The 'diffraction limit' depends on pixel density, not sensor size. But, DoF depends on sensor size (for equivalent framing). In general, FF sensors have larger pixels, so narrower apertures for equivalent diffraction effect - in your example, yes, f/16 on FF would probably give you approximately the same amount of diffraction effect as f/11 on APS-C. So, if you're talking about framing something identically (i.e. you're further away with APS-C), for the same DoF you'd have the same diffraction (approximately, with recent sensors). 

But...in the case where the lens magnificaiton is held constant (e.g. shooting at 1:1 on APS-C vs.
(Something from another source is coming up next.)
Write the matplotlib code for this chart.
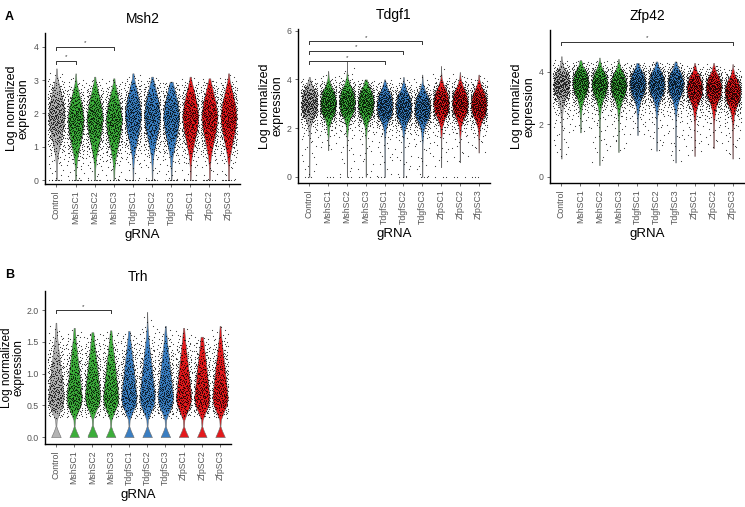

FF, where the framing is not the same), the APS-C will actually have a slightly _shallower_ DoF at the same aperture, and suffer more from diffraction at the same narrower aperture (assuming higher pixel density). That's why, if you are planning to shoot at 1:1, FF has an advantage (and as mentioned, the disadvantage of putting fewer pixels on target).


----------



## Kit. (Dec 7, 2012)

neuroanatomist said:


> But...in the case where the lens magnificaiton is held constant (e.g. shooting at 1:1 on APS-C vs. FF, where the framing is not the same), the APS-C will actually have a slightly _shallower_ DoF at the same aperture, and suffer more from diffraction at the same narrower aperture (assuming higher pixel density).


Only if the goal for your DoF is to give you sharp _pixels_.

If the goal is to give sharp _images of the objects you shoot_, higher pixel density means (slightly) deeper DoF.


----------



## Mt Spokane Photography (Dec 8, 2012)

I preferred my 7D to my 5D MK II for Macro, but it was not enough to keep me from selling the 7D after getting my 5D MK III. The 7D went virtually unused.


----------



## sagittariansrock (Dec 8, 2012)

neuroanatomist said:


> But...in the case where the lens magnificaiton is held constant (e.g. shooting at 1:1 on APS-C vs. FF, where the framing is not the same), the APS-C will actually have a slightly _shallower_ DoF at the same aperture.



Why?

@MtSpokane: why did you prefer the 7D for macro?


----------